“By the Grace of God” was greeted warmly at the Berlin Film Festival, where it won the Silver Bear Grand Jury Prize, but François Ozon’s film based on a Catholic sex scandal has had a more complicated reception in France. Priest Bernard Preynat, who has been accused of molesting more than 80 boys and denies all allegations against him, is attempting to block the film from receiving a theatrical release in France until after his trial later this year.
“When you try to break the silence, there is always resistance,” Ozon told Agence France-Presse of the situation.

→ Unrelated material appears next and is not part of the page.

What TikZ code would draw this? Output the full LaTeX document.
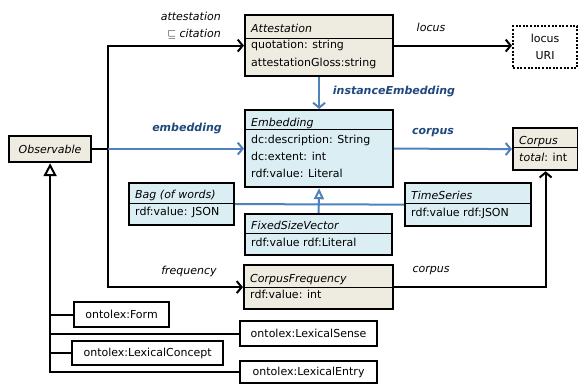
\documentclass[tikz,border=0pt]{standalone}
\usepackage{fontspec}
\setmainfont{DejaVu Sans}
\usepackage{amssymb}
\usetikzlibrary{arrows.meta}

\definecolor{umltan}{HTML}{EEECE1}
\definecolor{umlblue}{HTML}{DBEEF4}
\definecolor{umlline}{HTML}{4F81BD}
\definecolor{umltext}{HTML}{1F497D}

\newcommand\umlfont{\fontsize{11}{17.5}\selectfont}

\tikzset{
  cls/.style={draw, line width=2.2pt, anchor=north west, inner sep=0pt},
  tanbox/.style={cls, fill=umltan},
  bluebox/.style={cls, fill=umlblue},
  plainbox/.style={cls, fill=white, font=\umlfont},
  cname/.style={anchor=base west, inner sep=0pt, font=\umlfont\itshape},
  attr/.style={anchor=base west, inner sep=0pt, font=\umlfont},
  divline/.style={line width=0.8pt},
  lbl/.style={inner sep=0pt, font=\umlfont\itshape},
  blbl/.style={inner sep=0pt, font=\umlfont\bfseries\itshape, text=umltext},
  link/.style={line width=2pt},
  blink/.style={link, draw=umlline},
  assoc/.style={link, -{Straight Barb[length=5pt,width=12pt]}},
  bassoc/.style={assoc, draw=umlline},
  gen/.style={link, -{Triangle[open,length=13pt,width=13pt]}},
  bgen/.style={blink, -{Triangle[open,length=11pt,width=10pt]}}
}

\begin{document}
\begin{tikzpicture}[x=1pt, y=-1pt]
  \useasboundingbox (0,0) rectangle (578,383);

  % classes
  \node[tanbox, minimum width=148pt, minimum height=61pt] (att) at (244,14) {};
  \node[cname] (att-t) at ([shift={(7,18)}]att.north west) {Attestation};
  \draw[divline] ([shift={(0,24)}]att.north west) -- ([shift={(0,24)}]att.north east);
  \node[attr] (att-a1) at ([shift={(7,34)}]att.north west) {quotation: string};
  \node[attr] (att-a2) at ([shift={(7,52)}]att.north west) {attestationGloss:string};

  \node[bluebox, minimum width=148pt, minimum height=77pt] (emb) at (244,109) {};
  \node[cname] (emb-t) at ([shift={(7,17)}]emb.north west) {Embedding};
  \draw[divline] ([shift={(0,20)}]emb.north west) -- ([shift={(0,20)}]emb.north east);
  \node[attr] (emb-a1) at ([shift={(7,34)}]emb.north west) {dc:description: String};
  \node[attr] (emb-a2) at ([shift={(7,51.5)}]emb.north west) {dc:extent: int};
  \node[attr] (emb-a3) at ([shift={(7,68)}]emb.north west) {rdf:value: Literal};

  \node[tanbox, minimum width=82pt, minimum height=26pt, font=\umlfont\itshape] (obs) at (8,135) {Observable};

  \node[bluebox, minimum width=105pt, minimum height=42pt] (bag) at (128,182) {};
  \node[cname] (bag-t) at ([shift={(7,16)}]bag.north west) {Bag (of words)};
  \draw[divline] ([shift={(0,21)}]bag.north west) -- ([shift={(0,21)}]bag.north east);
  \node[attr] (bag-a1) at ([shift={(7,33)}]bag.north west) {rdf:value: JSON};

  \node[bluebox, minimum width=147pt, minimum height=41pt] (fsv) at (244,213) {};
  \node[cname] (fsv-t) at ([shift={(7,16)}]fsv.north west) {FixedSizeVector};
  \draw[divline] ([shift={(0,20)}]fsv.north west) -- ([shift={(0,20)}]fsv.north east);
  \node[attr] (fsv-a1) at ([shift={(7,33)}]fsv.north west) {rdf:value rdf:Literal};

  \node[bluebox, minimum width=126pt, minimum height=43pt] (ts) at (404,182) {};
  \node[cname] (ts-t) at ([shift={(7,17)}]ts.north west) {TimeSeries};
  \draw[divline] ([shift={(0,21)}]ts.north west) -- ([shift={(0,21)}]ts.north east);
  \node[attr] (ts-a1) at ([shift={(7,34)}]ts.north west) {rdf:value rdf:JSON};

  \node[tanbox, minimum width=65pt, minimum height=42pt] (corp) at (512,127) {};
  \node[cname] (corp-t) at ([shift={(7,17)}]corp.north west) {Corpus};
  \draw[divline] ([shift={(0,20)}]corp.north west) -- ([shift={(0,20)}]corp.north east);
  \node[attr] (corp-a1) at ([shift={(7,34)}]corp.north west) {\textit{total}: int};

  \node[tanbox, minimum width=149pt, minimum height=44pt] (cf) at (243,264) {};
  \node[cname] (cf-t) at ([shift={(7,18)}]cf.north west) {CorpusFrequency};
  \draw[divline] ([shift={(0,23)}]cf.north west) -- ([shift={(0,23)}]cf.north east);
  \node[attr] (cf-a1) at ([shift={(7,34)}]cf.north west) {rdf:value: int};

  \node[plainbox, minimum width=64pt, minimum height=42pt, align=center,
        dash pattern=on 2pt off 1.6pt] (locus) at (512,25) {locus\\URI};

  \node[plainbox, minimum width=95pt, minimum height=25pt] (form) at (73,301) {ontolex:Form};
  \node[plainbox, minimum width=137pt, minimum height=25pt] (sense) at (239,320) {ontolex:LexicalSense};
  \node[plainbox, minimum width=151pt, minimum height=24pt] (concept) at (71,340) {ontolex:LexicalConcept};
  \node[plainbox, minimum width=137pt, minimum height=22pt] (entry) at (239,360) {ontolex:LexicalEntry};

  % connectors
  \coordinate (bus) at (108,148);
  \draw[link] (obs.east) -- (obs.east -| bus);
  \draw[assoc] (obs.east -| bus) |- (att.west);
  \draw[assoc] (obs.east -| bus) |- (cf.west);
  \draw[bassoc] (emb.west -| bus) -- (emb.west);
  \draw[bassoc] (att.south) -- (emb.north);
  \draw[bassoc] (emb.east) -- (corp.west);
  \draw[assoc] (att.east) -- (att.east -| locus.west);
  \draw[assoc] (cf.east) -| (corp.south);
  \draw[blink] (bag.east) -- (ts.west);
  \draw[bgen] (fsv.north) -- (emb.south);

  \draw[link] (form.west) -- (form.west -| obs.south);
  \draw[link] (sense.west) -- (sense.west -| obs.south);
  \draw[link] (concept.west) -- (concept.west -| obs.south);
  \draw[gen] (entry.west) -| (obs.south);

  % labels
  \node[lbl, anchor=east] (l-att1) at (221,16) {attestation};
  \node[lbl, anchor=east] (l-att2) at (221,34) {$\sqsubseteq$ citation};
  \node[blbl] (l-emb) at (187,129) {embedding};
  \node[blbl] (l-inst) at (394,92) {instanceEmbedding};
  \node[blbl] (l-corp) at (433,133) {corpus};
  \node[lbl] (l-loc) at (431,27) {locus};
  \node[lbl] (l-freq) at (189,271) {frequency};
  \node[lbl] (l-corp2) at (431,271) {corpus};
\end{tikzpicture}
\end{document}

“I don’t think this is happening by accident, because it is a film which is trying to break an omerta, and which deals with the silence,” he said. Even so, Ozon has tried to be “as even-handed and objective as possible. It is not a film of goodies and baddies, it is much more complex than that for the affected families and the institution itself, and I tried to show that.”
Much of that approach involves focusing on established facts, according to Ozon. “Ninety percent of the film concerns the victims. It is their story. The rest are established facts from court documents, the press, documentaries and a book on the affair,” he said.
In his positive Berlinale review of the film, IndieWire’s David Ehrlich compared “By the Grace of God” to “Spotlight” and wrote, “Without deviating from the mission at hand, or taking its focus away from Preynat and Cardinal Barbarin, “By the Grace of God” is nevertheless attuned to the many different ways in which sexual trauma can burrow into and hollow out those who have to live with it.”
“I don’t know if cinema can change the world,” Ozon said in his AFP interview, “but it can open debate.”